7 veroveringen maakten China enorm
De Mantsjoes waren nomaden die de Ming-dynastie omverwierpen en China vanuit het noorden veroverden. In 1644 namen ze Peking in en stichtten ze de Qing-dynastie.
Hierna werden de rest van China en veel omliggende gebieden onderworpen.
In 1760 mat het rijk 15 miljoen km2 en was het groter dan ooit. In 1820 telde het keizerrijk meer dan 380 miljoen onderdanen.
Drugs kregen China klein
De Chinezen importeerden nauwelijks waren uit het buitenland, en dat zinde de Engelsen niet.
Ze voerden opium in China in om de Chinezen verslaafd te maken, waardoor ze steeds meer zouden kopen.
De opzet slaagde, en een groot deel van de Chinese bevolking raakte aan de drugs.
In 1839 probeerden de autoriteiten in Kanton een lading Britse opium te onderscheppen, waarop Britse kanonneerboten de Chinese jonken onder vuur namen.
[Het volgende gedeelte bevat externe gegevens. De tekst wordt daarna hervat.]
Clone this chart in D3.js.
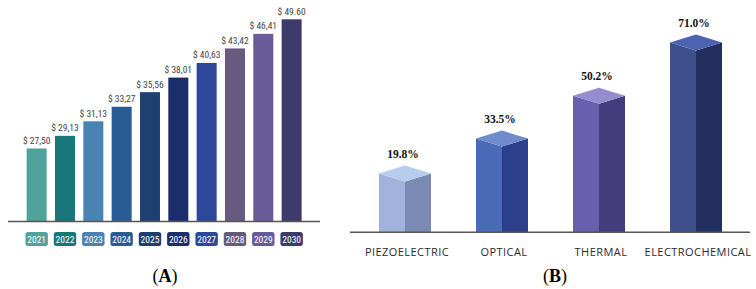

Na drie jaar oorlog stond China handel met het buitenland toe.
Boksers willen China voor de Chinezen
Fanatieke rebellen wilden alle buitenlanders het land uit zetten, maar de opstand werd neergeslagen en de Chinezen moesten betalen.
Hongersnoden en een toenemende buitenlandse invloed leidden in november 1899 tot een opstand, die in de noordoostelijke provincie Shandong begon.
De opstandelingen noemden zich ‘Vuisten der Gerechtigheid en Eensgezindheid’ en werden in het Westen Boksers genoemd vanwege hun voorliefde voor de vechtsport. De Boksers waren ervan overtuigd dat vreemde kogels hen niet konden doden. Ze vielen christelijke zendelingen aan en staken westerse goederen in brand.
De Bokseropstand sloeg over naar de rest van het land, en 50.000 Chinezen sloten zich erbij aan, onder wie naar verluidt keizerin Cixi.
Halverwege 1900 bereikten de Boksers Peking, waar ze Britse, Duitse en Franse diplomaten op de korrel namen. Een westerse coalitie schoot de diplomaten te hulp en sloeg de opstand neer. De Chinezen kregen 300 miljoen dollar aan herstelbetalingen opgelegd.
De Qing-dynastie was vernederd en wankelde.